Overview

It is hard to understand the complexity of a project unless you are invested in the process and its outcome. This became very apparent when we started working on the club in September. The previous Boys and Girls Club presented a clear case study and gave us a jumping off point to start our research.

First off we wanted to understand the successes and failures of the previous club and locate where the breakdown in organization occurred. The last thing we wanted to do was make the same mistakes as the previous team by not learning from their work. The breakdown seemed to come in the organization of the club’s operator and programs, which was the result of a tight construction schedule and many other issues that were out of the students control. We saw that as a critical element of the clubs success that needed to be addressed before design work could start on the new facility.

We began with researching the advantage of having a national affiliate versus an independently run club. We visited several clubs run by the National Boys and Girls Clubs of America and spoke with directors of both affiliated and independently operated clubs. We concluded that an affiliation offered numerous advantages and presented these findings to the city council through case studies and a comparison of the two situations. From this research the city decided to affiliate with The National Boys and Girls Clubs of America; from there a partnership was quickly formed with the Boys and Girls Clubs of West Alabama.

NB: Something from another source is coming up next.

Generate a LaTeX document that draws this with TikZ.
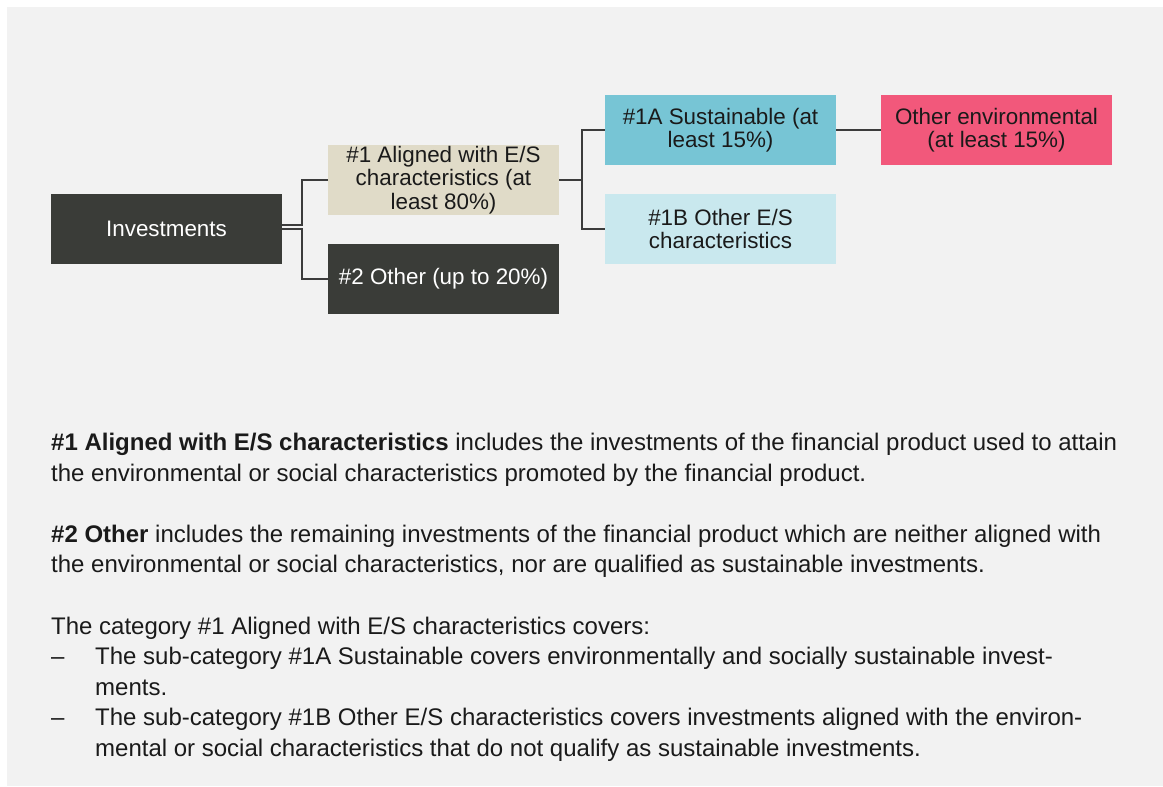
\documentclass[tikz,border=0pt]{standalone}
\usepackage{fontspec}
\setmainfont{Liberation Sans}
\begin{document}
\begin{tikzpicture}[x=1pt,y=-1pt,
  box/.style={rectangle,minimum width=231pt,minimum height=70pt,inner sep=0pt,align=center,
    font=\fontsize{22.4}{23.5}\selectfont,text=txtdark},
  conn/.style={draw=lndark,line width=2.4pt},
  para/.style={anchor=base west,inner sep=0pt,font=\fontsize{24}{28}\selectfont,text=txtdark}]
\definecolor{bggray}{HTML}{F2F2F2}
\definecolor{boxdark}{HTML}{3A3C38}
\definecolor{boxbeige}{HTML}{E0DBC8}
\definecolor{boxteal}{HTML}{77C5D5}
\definecolor{boxlteal}{HTML}{C9E8EE}
\definecolor{boxpink}{HTML}{F2587B}
\definecolor{lndark}{HTML}{3C3C3C}
\definecolor{txtdark}{HTML}{1A1A1A}
\useasboundingbox (0,0) rectangle (1163,787);
\fill[white] (0,0) rectangle (1163,787);
\fill[bggray] (7,7) rectangle (1163,786);

\node[box,fill=boxdark,text=white] (inv) at (166.5,229) {Investments};
\node[box,fill=boxbeige] (a1) at (443.5,180) {\#1 Aligned with E/S\\characteristics (at\\least 80\%)};
\node[box,fill=boxdark,text=white] (o2) at (443.5,279) {\#2 Other (up to 20\%)};
\node[box,fill=boxteal] (s1a) at (720.5,130) {\#1A Sustainable (at\\least 15\%)};
\node[box,fill=boxlteal] (s1b) at (720.5,229) {\#1B Other E/S\\characteristics};
\node[box,fill=boxpink] (oe) at (996.5,130) {Other environmental\\(at least 15\%)};

\draw[conn] ([yshift=4pt]inv.east) -- ++(20,0) |- (a1.west);
\draw[conn] ([yshift=0pt]inv.east) -- ++(20,0) |- (o2.west);
\draw[conn] (a1.east) -- ++(23,0) |- (s1a.west);
\draw[conn] (a1.east) -- ++(23,0) |- (s1b.west);
\draw[conn] (s1a.east) -- (oe.west);

\node[para] (l0) at (51,450.5) {\textbf{\#1 Aligned with E/S characteristics} includes the investments of the financial product used to attain};
\node[para] (l1) at (51,481.1) {the environmental or social characteristics promoted by the financial product.};
\node[para] (l3) at (51,542.3) {\textbf{\#2 Other} includes the remaining investments of the financial product which are neither aligned with};
\node[para] (l4) at (51,572.9) {the environmental or social characteristics, nor are qualified as sustainable investments.};
\node[para] (l6) at (51,634.1) {The category \#1 Aligned with E/S characteristics covers:};
\node[para] (d7) at (51,664.7) {–};
\node[para] (l7) at (95,664.7) {The sub-category \#1A Sustainable covers environmentally and socially sustainable invest-};
\node[para] (l8) at (95,695.3) {ments.};
\node[para] (d9) at (51,725.9) {–};
\node[para] (l9) at (95,725.9) {The sub-category \#1B Other E/S characteristics covers investments aligned with the environ-};
\node[para] (l10) at (95,756.5) {mental or social characteristics that do not qualify as sustainable investments.};
\end{tikzpicture}
\end{document}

It was almost November before we began designing the clubs new facility. At the beginning the project had a few prerequisites, one was to utilize a lamella roof system, which was being employed by another Rural Studio team, and the second was that we locate the club on city owned property. The second constituent arose from the problems of the previous team; by placing our building on city owned property we would annul the ownership problems by placing the ownership in the cities hands. We saw both issues as constraints rather than burdens.